The Breakout Moment For eSports: Is eSports The Next Big Thing?
The Breakout Moment For eSports: Is eSports The Next Big Thing?

Welcome to e-sports, the next big thing in sports

The huge success witnessed at Fortnite World Cup late last month in New York is seen by many around the world as the breakout moment for eSports. Kyle ‘Bugha’ Giersdorf, the  16-year old American Solo winner who pocketed prize money of $3 million, got the kind of mainstream global media coverage that is usually reserved for basketball or Olympic legends. eSports, or competitive video gaming, has finally hit the big time. 

 

 

 

On this Sunday, July 28, 2019 photo, Kyle Giersdorf celebrates as he holds up the trophy after winning the Fortnite World Cup solo finals in New York.
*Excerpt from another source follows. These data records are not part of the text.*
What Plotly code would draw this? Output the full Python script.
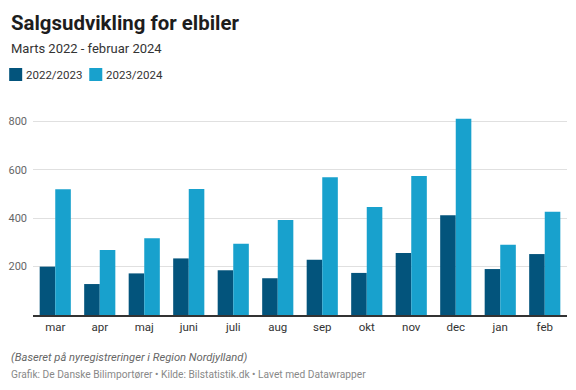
import plotly.graph_objects as go

months = ["mar", "apr", "maj", "juni", "juli", "aug", "sep", "okt", "nov", "dec", "jan", "feb"]
s2022 = [200, 128, 172, 234, 185, 152, 228, 174, 256, 412, 190, 252]
s2023 = [520, 269, 317, 521, 295, 393, 570, 447, 575, 811, 291, 427]
series_names = ["2022/2023", "2023/2024"]
colors = ["#03547c", "#18a1cd"]
yticks = [200, 400, 600, 800]

FONT = "Roboto"
OFF = 8  # default body margin of the html page
W, H = 576 - OFF, 390 - OFF
ML, MR, MT, MB = 33.3 - OFF, 9.3, 115 - OFF, 75
PW, PH = W - ML - MR, H - MT - MB


def px(x):
    return (x - OFF - ML) / PW


def py(y):
    return (H - MB - (y - OFF)) / PH


fig = go.Figure()
for name, vals, col in zip(series_names, [s2022, s2023], colors):
    fig.add_trace(go.Bar(name=name, x=months, y=vals, marker=dict(color=col, line=dict(width=0)),
                         showlegend=False))

fig.update_layout(
    width=W, height=H,
    margin=dict(l=ML, r=MR, t=MT, b=MB, pad=0, autoexpand=False),
    paper_bgcolor="white", plot_bgcolor="white",
    font=dict(family=FONT, size=12, color="#333"),
    barmode="group", bargap=0.3, bargroupgap=0.0,
    xaxis=dict(showgrid=False, showline=True, linecolor="#333", linewidth=1.5, automargin=False,
               ticks="", tickfont=dict(size=11.5, color="#333"), fixedrange=True),
    yaxis=dict(range=[0, 827], tickvals=yticks, showgrid=True, gridcolor="#e0e0e0", automargin=False,
               gridwidth=1, zeroline=False, ticks="", ticklabelstandoff=5,
               tickfont=dict(size=11, color="#666")),
)

notes = [
    ("<b>Salgsudvikling for elbiler</b>", 9, 20.4, "#1d1d1d"),
    ("Marts 2022 - februar 2024", 39, 13, "#333"),
    ("<i>(Baseret på nyregistreringer i Region Nordjylland)</i>", 349, 11.2, "#666"),
    ("Grafik: De Danske Bilimportører • Kilde: Bilstatistik.dk • Lavet med Datawrapper", 367, 10.2, "#888"),
]
for text, top, size, color in notes:
    fig.add_annotation(text=text, xref="paper", yref="paper", x=px(9), y=py(top),
                       xanchor="left", yanchor="top", showarrow=False,
                       font=dict(size=size, color=color, family=FONT))

# legend: swatches + labels
leg_x = [9.5, 89.5]
for lx, name, col in zip(leg_x, series_names, colors):
    fig.add_shape(type="rect", xref="paper", yref="paper", x0=px(lx), x1=px(lx + 13),
                  y0=py(81), y1=py(68), fillcolor=col, line=dict(width=0))
    fig.add_annotation(text=name, xref="paper", yref="paper", x=px(lx + 15), y=py(74.5),
                       xanchor="left", yanchor="middle", showarrow=False,
                       font=dict(size=11.5, color="#333", family=FONT))

fig.write_html("out.html")
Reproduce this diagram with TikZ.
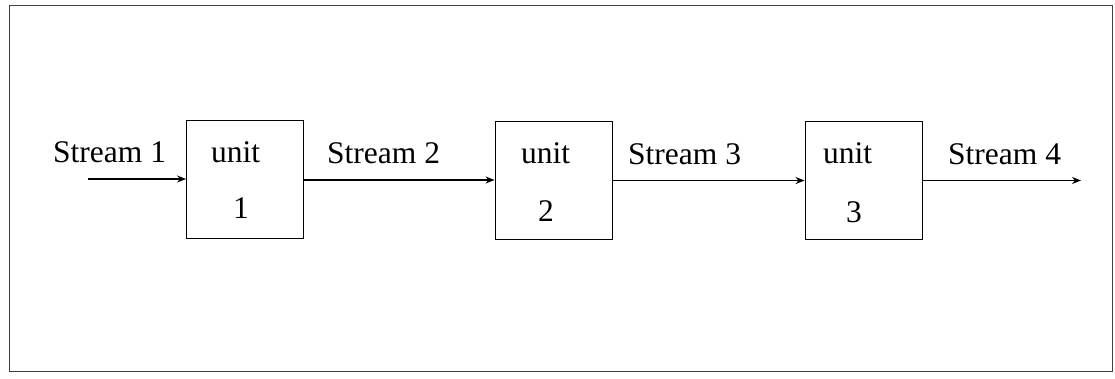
\documentclass[tikz,border=0pt]{standalone}
\usepackage{fontspec}
\setmainfont{Liberation Serif}
\usetikzlibrary{arrows.meta}
\begin{document}
\begin{tikzpicture}[x=1pt,y=-1pt,
  unitbox/.style={draw,line width=0.9pt,minimum width=117pt,minimum height=118pt,inner sep=0pt},
  lbl/.style={anchor=base west,inner sep=0pt,font=\fontsize{31.5}{36}\selectfont},
  flow/.style={line width=1.3pt,-{Stealth[length=9pt,width=7pt]}}]
\useasboundingbox (0,0) rectangle (1115,378);
% outer frame
\draw[line width=1pt,black!75] (9,5) rectangle (1112,371);
% process units
\node[unitbox] (b1) at (245,179) {};
\node[unitbox] (b2) at (553.5,180) {};
\node[unitbox] (b3) at (863.5,180.5) {};
% unit captions
\node[lbl] (u1) at (211,162) {unit};
\node[lbl] (n1) at (233,218) {1};
\node[lbl] (u2) at (521,163) {unit};
\node[lbl] (n2) at (538,221) {2};
\node[lbl] (u3) at (823,163) {unit};
\node[lbl] (n3) at (846,222) {3};
% stream labels
\node[lbl] (s1) at (53,162) {Stream 1};
\node[lbl] (s2) at (327,163) {Stream 2};
\node[lbl] (s3) at (628,164) {Stream 3};
\node[lbl] (s4) at (948,164) {Stream 4};
% stream connectors
\coordinate (in) at (88,179);
\coordinate (out) at (1081,180.5);
\draw[flow] (in) -- (b1.west);
\draw[flow] (b1.east |- b2.west) -- (b2.west);
\draw[flow] (b2.east |- b3.west) -- (b3.west);
\draw[flow] (b3.east) -- (out);
\end{tikzpicture}
\end{document}
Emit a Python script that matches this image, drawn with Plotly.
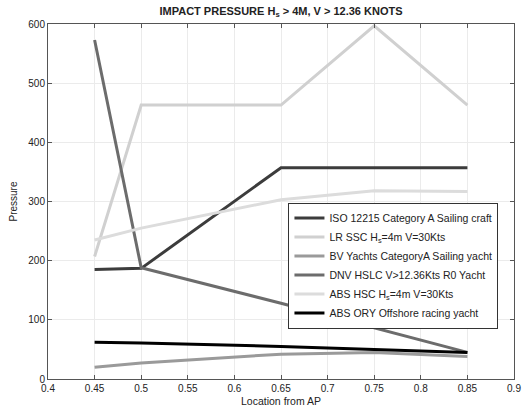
import plotly.graph_objects as go

x = [0.45, 0.5, 0.65, 0.75, 0.85]
iso = [185, 187, 357, 357, 357]
lr_ssc = [207, 463, 463, 597, 463]
bv = [20, 27, 42, 45, 38]
dnv = [573, 188, 128, 86, 45]
abs_hsc = [235, 255, 303, 318, 317]
abs_ory = [62, 61, 55, 50, 45]

names = ["ISO 12215 Category A Sailing craft",
         "LR SSC H<sub>s</sub>=4m V=30Kts",
         "BV Yachts CategoryA Sailing yacht",
         "DNV HSLC V>12.36Kts R0 Yacht",
         "ABS HSC H<sub>s</sub>=4m V=30Kts",
         "ABS ORY Offshore racing yacht"]
series = [iso, lr_ssc, bv, dnv, abs_hsc, abs_ory]
colors = ["#3c3c3c", "#d0d0d0", "#9a9a9a", "#6c6c6c", "#dcdcdc", "#000000"]

fig = go.Figure()
for n, s, c in zip(names, series, colors):
    fig.add_trace(go.Scatter(x=x, y=s, name=n, mode="lines",
                             line=dict(color=c, width=3)))

axis_common = dict(showgrid=True, gridcolor="#ebebeb", gridwidth=1,
                   showline=True, linecolor="#555", linewidth=1, mirror="ticks",
                   ticks="inside", ticklen=4, tickcolor="#555", zeroline=False,
                   tickfont=dict(size=10, color="#222"))
fig.update_layout(
    width=531, height=415,
    margin=dict(l=48, r=10, t=24, b=31),
    paper_bgcolor="white", plot_bgcolor="white",
    font=dict(family="Liberation Sans, Arial, sans-serif", color="#222"),
    title=dict(text="<b>IMPACT PRESSURE H<sub>s</sub> > 4M, V > 12.36 KNOTS</b>",
               x=0.5, xanchor="center", xref="paper", y=0.983, yanchor="top",
               font=dict(size=11, color="#222")),
    xaxis=dict(range=[0.4, 0.9], dtick=0.05, tickformat=".2~f",
               title=dict(text="Location from AP", font=dict(size=10.5), standoff=4),
               **axis_common),
    yaxis=dict(range=[0, 600], dtick=100,
               title=dict(text="Pressure", font=dict(size=10), standoff=8),
               **axis_common),
    legend=dict(x=0.516, y=0.497, xanchor="left", yanchor="top",
                bgcolor="white", bordercolor="#333", borderwidth=1,
                font=dict(size=10.5, color="#222"), tracegroupgap=0,
                itemwidth=30),
    showlegend=True,
)
fig.write_html("out.html")
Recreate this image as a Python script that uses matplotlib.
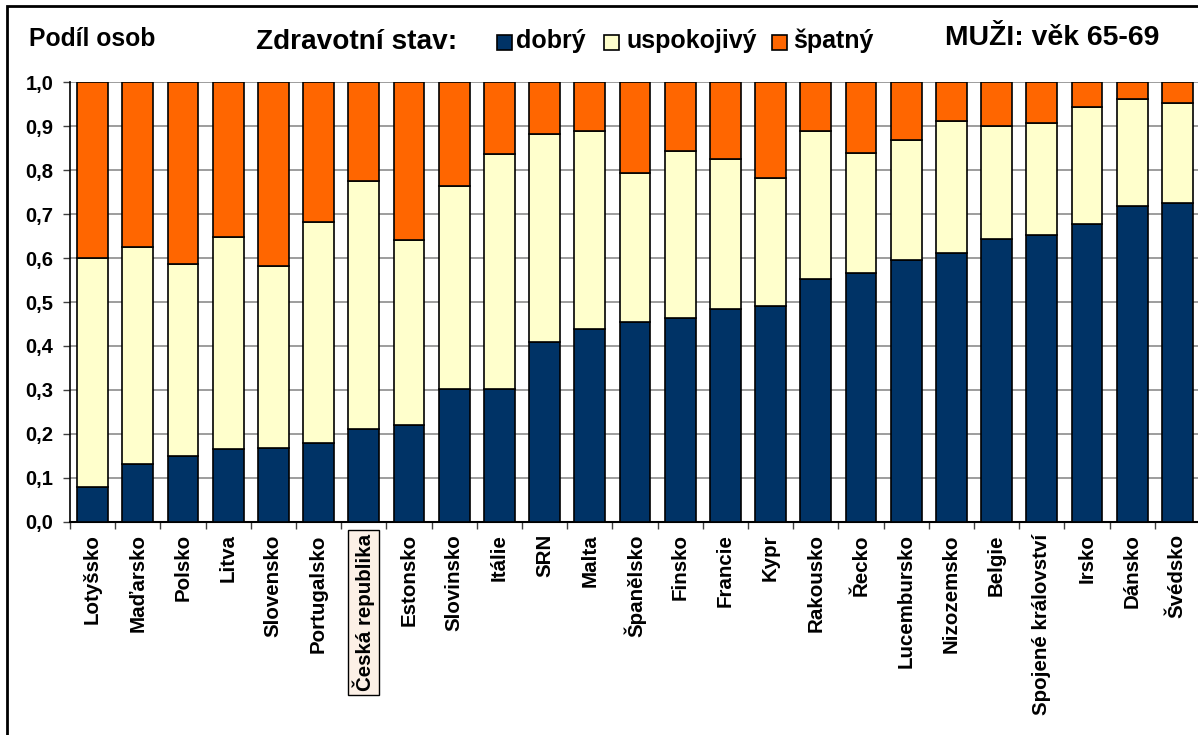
import numpy as np
import matplotlib
matplotlib.use("Agg")
import matplotlib.pyplot as plt
from matplotlib.patches import Rectangle

categories = ["Lotyšsko", "Maďarsko", "Polsko", "Litva", "Slovensko", "Portugalsko",
              "Česká republika", "Estonsko", "Slovinsko", "Itálie", "SRN", "Malta",
              "Španělsko", "Finsko", "Francie", "Kypr", "Rakousko", "Řecko",
              "Lucembursko", "Nizozemsko", "Belgie", "Spojené království", "Irsko",
              "Dánsko", "Švédsko"]
dobry = [0.078, 0.131, 0.149, 0.165, 0.168, 0.178, 0.210, 0.221, 0.303, 0.303, 0.409, 0.438,
         0.455, 0.464, 0.485, 0.491, 0.552, 0.567, 0.595, 0.612, 0.644, 0.652, 0.677, 0.719, 0.726]
# cumulative top of "uspokojivý" (dobrý + uspokojivý)
dobry_usp = [0.601, 0.626, 0.587, 0.648, 0.583, 0.683, 0.776, 0.641, 0.765, 0.836, 0.883, 0.890,
             0.793, 0.844, 0.826, 0.783, 0.890, 0.840, 0.869, 0.912, 0.901, 0.908, 0.944, 0.961, 0.954]
uspokojivy = [round(b - a, 3) for a, b in zip(dobry, dobry_usp)]
spatny = [round(1 - b, 3) for b in dobry_usp]
series_names = ["dobrý", "uspokojivý", "špatný"]
series_colors = ["#003366", "#FFFFCC", "#FF6600"]
yticks = [0.0, 0.1, 0.2, 0.3, 0.4, 0.5, 0.6, 0.7, 0.8, 0.9, 1.0]
ytick_labels = ["0,0", "0,1", "0,2", "0,3", "0,4", "0,5", "0,6", "0,7", "0,8", "0,9", "1,0"]
highlight = "Česká republika"

W, H = 1198, 735
fig = plt.figure(figsize=(W / 100, H / 100), dpi=100)
plt.rcParams['font.family'] = ['Liberation Sans', 'DejaVu Sans']

ax = fig.add_axes([70 / W, 1 - 521.7 / H, 1130 / W, 439.4 / H])
x = np.arange(len(categories))
bw = 0.68
bottom = np.zeros(len(categories))
for vals, col in zip([dobry, uspokojivy, spatny], series_colors):
    ax.bar(x, vals, bw, bottom=bottom, color=col, edgecolor="black", linewidth=1.2, zorder=3)
    bottom = bottom + np.array(vals)

ax.set_xlim(-0.5, len(categories) - 0.5)
ax.set_ylim(0, 1.0)
ax.set_yticks(yticks)
ax.set_yticklabels(ytick_labels, fontsize=14.5, fontweight="bold")
ax.yaxis.grid(True, color="#8c8c8c", linewidth=1.2, zorder=0)
ax.set_axisbelow(True)
ax.tick_params(axis="y", length=5, width=1, pad=7, color="#404040")

ax.set_xticks(x)
ax.set_xticklabels(categories, rotation=90, fontsize=14.8, fontweight="bold",
                   family=["Liberation Sans Narrow", "Liberation Sans", "DejaVu Sans"],
                   va="top", ha="center")
ax.set_xticks(np.arange(-0.5, len(categories), 1), minor=True)
ax.tick_params(axis="x", which="major", length=0, pad=9)
ax.tick_params(axis="x", which="minor", length=5, width=1, color="#404040")

for lbl in ax.get_xticklabels():
    if lbl.get_text() == highlight:
        lbl.set_bbox(dict(boxstyle="square,pad=0.2", facecolor="#FCF0E6",
                          edgecolor="black", linewidth=1))

for s in ["top", "right"]:
    ax.spines[s].set_visible(False)
ax.spines["left"].set_color("black")
ax.spines["bottom"].set_color("black")
ax.spines["left"].set_linewidth(1.2)
ax.spines["bottom"].set_linewidth(1.5)

# figure border
fig.add_artist(Rectangle((7 / W, -0.2), 1.5, 1 - 6 / H + 0.2, transform=fig.transFigure,
                         fill=False, edgecolor="black", linewidth=2))

# header texts
fig.text(29 / W, 1 - 39 / H, "Podíl osob", fontsize=17.8, fontweight="bold", va="center", ha="left")
fig.text(256 / W, 1 - 42 / H, "Zdravotní stav:", fontsize=20.2, fontweight="bold", va="center", ha="left")
fig.text(945 / W, 1 - 38 / H, "MUŽI: věk 65-69", fontsize=20.4, fontweight="bold", va="center", ha="left")

leg_sq_x = [497, 604, 772]
leg_tx_x = [516, 627, 793]
for name, col, sx, tx in zip(series_names, series_colors, leg_sq_x, leg_tx_x):
    fig.add_artist(Rectangle((sx / W, 1 - 50 / H), 15 / W, 15 / H, transform=fig.transFigure,
                             facecolor=col, edgecolor="black", linewidth=1.2))
    fig.text(tx / W, 1 - 41 / H, name, fontsize=18, fontweight="bold", va="center", ha="left")

fig.savefig("out.png", dpi=100)
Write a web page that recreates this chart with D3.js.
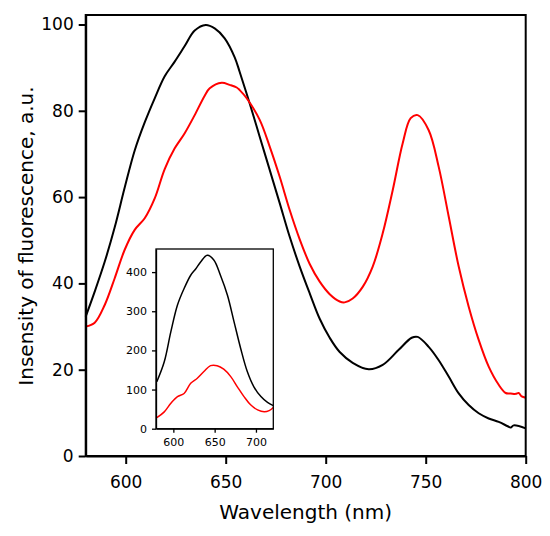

Giersdorf, of Pottsgrove, Pa. who goes by the name “Bugha” when competing, racked up the most points and won $3 million as the first Fortnite World Cup solo champion. (Epic Games via AP)

 

 

 

Fortnite started out as a regular third-person shooter, with the objective of the game being pretty simple – shoot down some aliens with your buddies online. That didn’t exactly set the world on fire, and in fact, the team was about to pull the plug on supporting the game. Then came a brainwave and they launched the Battle Royale mode about two years ago.

 

Making the Battle Royale free-to-play proved to be a real game-changer, as it quickly skyrocketed to becoming the world’s most popular game within days of launch. The Battle Royale idea of 100 players starting out on a large map simultaneously with the habitable area decreasing every few minutes and fighting till there was only one survivor left wasn’t exactly original. A few games had tried it in the past, but it was the success of Player Unknown Battlegrounds (PUBG) which really made big game developers sit up and take notice.

 

 

 

 

 

 

Fortnite found the right mix of fun and competition, by making the characters cartoon-like, thus appealing to a broader audience and allowing in-game transactions that didn’t alter your abilities, but simply modified the way your character looked. Almost instantly, everyone was hooked. From the serious gamer to the casual one, right from an eight-year old to a 48-year old, from a kid in his small living room to Drake in his mansion, nobody seemed to be able to put the game down. Soon, the developer Epic Games was making millions every day and reportedly recorded profits of $3 billion in 2018 alone.

 

Epic’s bankroll helped them create the Fortnite World Cup with an eye-watering prizepool of $30 million for the competitors, with the winners in the Solo and Duos category taking home $3million each. To put that into context, the Solo winner Bugha took home the same amount as Novak Djokovic did for winning the Australian Open at the start of the year; and this was just the first edition of the Fortnite World Cup.

 

Fortnite is only the latest game to make it big in the world of eSports. Games like Counter Strike: Global Offensive, League of Legends and DOTA 2 have long been around and also conduct year-round tournaments with huge prize pools. In fact, certain Starcraft players in South Korea almost enjoyed celebrity-like status not different from how the Indian cricket team is treated here.

 

 

 

 

 

 

However, what has made Fortnite go mainstream, is its ease to play and the fact that everyone who is playing actually stands a chance in a match as opposed to being cannon fodder for the pros. Most of the other eSports until now have had a learning curve that has been exceptionally steep, preventing them from really being embraced outside of their own dedicated fanbases, but Fortnite has seemingly moved the needle on that.

 

Outside the world of eSports, many of the big tech companies are now looking to capitalize on the popularity of gaming. The global games market size is thought to have reached $135 billion in 2018, pulling it ahead of the global film industry. Microsoft and Sony have their own consoles, Facebook has a majority stake in Oculus Rift (a Virtual-Reality device) and now Google has announced plans to launch Stadia, which will allow people to stream games straight to their preferred device, without the need for the hardware capabilities that are often a limiting factor for games.

 

All signs now certainly seem to be pointing in the right direction for eSports and what was once thought to be the preserve of geeks and nerds, is set to scale new heights right in front of us, in our very homes, and we just wouldn’t be able to ignore it.